Lovecraft the prophet

The Call of Cthulhu, H.P. Lovecraft, Ryleh"That cult would never die till the stars came right again, and the secret priests would take great Cthulhu from His tomb to revive His subjects and resume His rule of earth. The time would be easy to know, for then mankind would have become as the Great Old Ones; free and wild and beyond good and evil, with laws and morals thrown aside and all men shouting and killing and revelling in joy. Then the liberated Old Ones would teach them new ways to shout and kill and revel and enjoy themselves, and all the earth would flame with a holocaust of ecstasy and freedom. Meanwhile the cult, by appropriate rites, must keep alive the memory of those ancient ways and shadow forth the prophecy of their return."
-- from The Call of Cthulhu by H.P. Lovecraft
It was 1928 when Howard Phillips Lovecraft published The Call of Cthulhu: his seminal classic which forever altered the nature of horror fiction.

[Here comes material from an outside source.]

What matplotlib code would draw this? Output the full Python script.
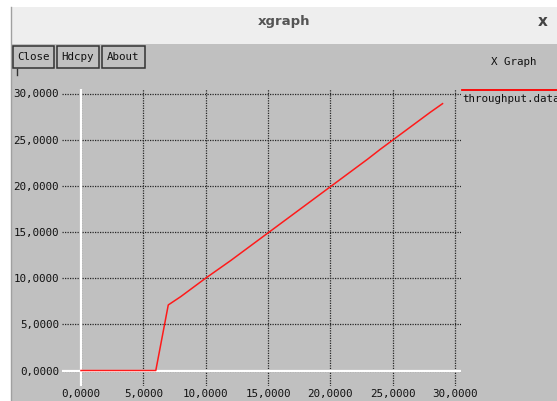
import matplotlib
matplotlib.use('Agg')
import matplotlib.pyplot as plt
from matplotlib.patches import Rectangle
from matplotlib.lines import Line2D

# data (time vs throughput)
time_s = [0, 1, 2, 3, 4, 5, 6, 7, 8, 9, 10, 11, 12, 13, 14, 15, 16, 17, 18, 19,
          20, 21, 22, 23, 24, 25, 26, 27, 28, 29]
throughput = [0, 0, 0, 0, 0, 0, 0, 7.1, 8.0, 9.0, 10.0, 10.95, 11.9, 12.9, 13.9,
              14.9, 15.9, 16.9, 17.9, 18.9, 19.9, 20.9, 21.9, 22.9, 23.95, 24.95,
              25.95, 26.95, 27.95, 28.9]
ticks = [0, 5, 10, 15, 20, 25, 30]
tick_labels = ['0,0000', '5,0000', '10,0000', '15,0000', '20,0000', '25,0000', '30,0000']
series_name = 'throughput.data'

W, H = 557, 401
MONO = 'DejaVu Sans Mono'
GREY = '#c0c0c0'


def fx(px):
    return px / W


def fy(py):
    return 1 - py / H


fig = plt.figure(figsize=(W / 100, H / 100), dpi=100, facecolor='white')

# window chrome (drawn under the axes)
fig.add_artist(Rectangle((fx(11), fy(44)), fx(W) - fx(11), fy(7) - fy(44),
                         transform=fig.transFigure, facecolor='#eeeeee',
                         edgecolor='none', zorder=-5))
fig.add_artist(Rectangle((fx(11), 0), 1 - fx(11), fy(44),
                         transform=fig.transFigure, facecolor=GREY,
                         edgecolor='none', zorder=-5))
fig.add_artist(Line2D([fx(11), fx(11)], [0, fy(7)], transform=fig.transFigure,
                      color='#a0a0a0', lw=1, zorder=-4))
fig.text(fx(284), fy(22), 'xgraph', ha='center', va='center', fontsize=9.5,
         fontweight='bold', color='#555555')
fig.text(fx(543), fy(22), 'x', ha='center', va='center', fontsize=11,
         fontweight='bold', color='#444444')

# buttons
for label, x0, x1 in [('Close', 13, 54), ('Hdcpy', 57, 99), ('About', 102, 145)]:
    fig.add_artist(Rectangle((fx(x0), fy(68)), fx(x1) - fx(x0), fy(46) - fy(68),
                             transform=fig.transFigure, facecolor=GREY,
                             edgecolor='#333333', lw=1.1, zorder=-3))
    fig.text(fx((x0 + x1) / 2), fy(57.5), label, ha='center', va='center',
             fontsize=7.8, family=MONO, color='#111111')
fig.add_artist(Line2D([fx(17), fx(17)], [fy(69), fy(75)], transform=fig.transFigure,
                      color='#333333', lw=1, zorder=-3))
fig.text(fx(514), fy(62), 'X Graph', ha='center', va='center', fontsize=7.8,
         family=MONO, color='#111111')

# plot area in pixels
left, right, top, bottom = 62, 461, 89, 386
x0_px, x30_px = 81, 455
y0_px, y30_px = 370.5, 93.5
sx = (x30_px - x0_px) / 30
sy = (y0_px - y30_px) / 30

ax = fig.add_axes([fx(left), fy(bottom), fx(right) - fx(left), fy(top) - fy(bottom)])
ax.set_facecolor('none')
ax.set_xlim(-(x0_px - left) / sx, 30 + (right - x30_px) / sx)
ax.set_ylim(-(bottom - y0_px) / sy, 30 + (y30_px - top) / sy)
for sp in ax.spines.values():
    sp.set_visible(False)

ax.set_xticks(ticks)
ax.set_xticklabels(tick_labels)
ax.set_yticks(ticks)
ax.set_yticklabels(tick_labels)
ax.tick_params(length=0, pad=2.2, labelsize=7.8, labelcolor='#111111')
for lab in ax.get_xticklabels() + ax.get_yticklabels():
    lab.set_family(MONO)

ax.grid(True, color='#262626', linestyle=(0, (1, 1)), linewidth=0.9)
ax.set_axisbelow(True)
ax.axvline(0, color='white', lw=1.6, zorder=1.5)
ax.axhline(0, color='white', lw=1.6, zorder=1.5)

ax.plot(time_s, throughput, color='#ff1a1a', lw=1.1, zorder=3)

# legend (cut at the window edge, as in the screenshot)
fig.add_artist(Line2D([fx(462), 1], [fy(90), fy(90)], transform=fig.transFigure,
                      color='#ff0000', lw=1.3))
fig.text(fx(462), fy(99), series_name, ha='left', va='center', fontsize=7.8,
         family=MONO, color='#111111')

fig.savefig('out.png', dpi=100, facecolor=fig.get_facecolor())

That passage has stuck with me from the first time that I read this short story in the fall of 1996.  And I've thought about it countlessly in the years since.  It has been difficult not to see mankind through the vision of those cultists waiting for when the stars are right: when the incomprehensible horror that is Cthulhu will arise at last from the cyclopean city of R'yleh far below the waters of the Pacific and lay waste to the Earth.  Until then dead Cthulhu waits, dreaming...

Mankind, "free and wild and beyond good and evil, with laws and morals thrown aside."  Men "shouting and killing and revelling in joy."

It has been eighty-five years since Lovecraft wrote those words.  And with each passing year it seems as if humanity... or at least the civilized realm of it... is descending further and further into the barbaric, unrestrained frenzy of pleasure and pain that he described in his tale.

Slaying the innocent for sake of money and convenience.  Government gone lawless.  Men and women descending beneath their nature.  Wars without reason or end.  Conscience and ethics spurned utterly.  Good proclaimed to be evil, and evil to be good.

Perhaps more than we have realized... maybe more than we would like to acknowledge... H.P. Lovecraft had a prescience of far greater clarity than any prophet or futurist of this age.

2 comments:

Anonymous said...

http://www.newscientist.com/article/mg21228340.100-steven-pinker-humans-are-less-violent-than-ever.html

Scoke said...

^^Because nobody wants to go outside. Easier to commit crimes online. ;)

Great post, Chris! Lovecraft is one of my favs.